RATIOS WORKING TOGETHER
Emergency Fund > 3 Months, Consumer Debt Ratio > 15%
It seems that you have a chunk of cash earning you not much with a chunk of debt where you’re probably paying higher interest rates. You may want to look at using a portion of your emergency funds to pay down your highest interest debt to save on those interest payments. Don’t deplete your cash reserves, but it seems you have enough extra to take some of it to apply toward your consumer debts. Do the math and pay down anything with an interest rate higher than you’re earning in your cash accounts until you still have three months’ worth of your “have-to” money. If you have multiple rate debts, start with the highest and work your way down.
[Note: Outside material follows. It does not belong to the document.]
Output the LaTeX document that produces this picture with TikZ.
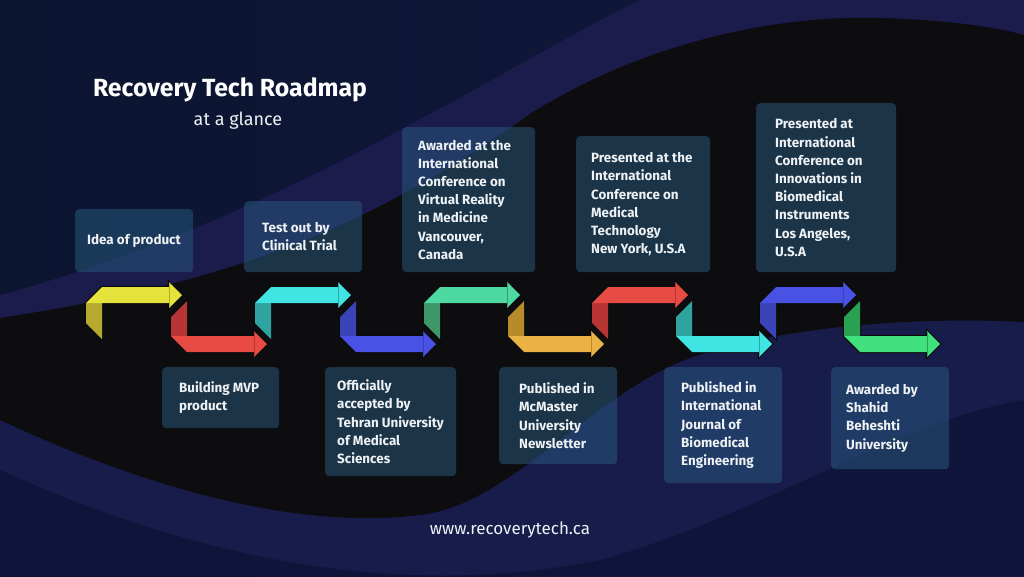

Once your consumer debt is paid off, you can beef up the emergency savings if you need to.
Debt to Income Low, retirement savings rate is low with needs for savings to retirement negative.
Save more! You have a low debt to income, and your savings rate is low. Since you have a gap in your savings rate to hit your retirement goals, you should add some of the extra income to financial freedom savings. I know that means you may not be able to drink that extra latte in the afternoon or get the really nice bottle of wine at dinner but think of your future self! Work on your cash flow to make the hard choices of cutting back where you don’t place a high priority. If you don’t care that your milk is organic, save a few bucks. If you can’t tell the difference between a latte and black coffee, then drink black coffee!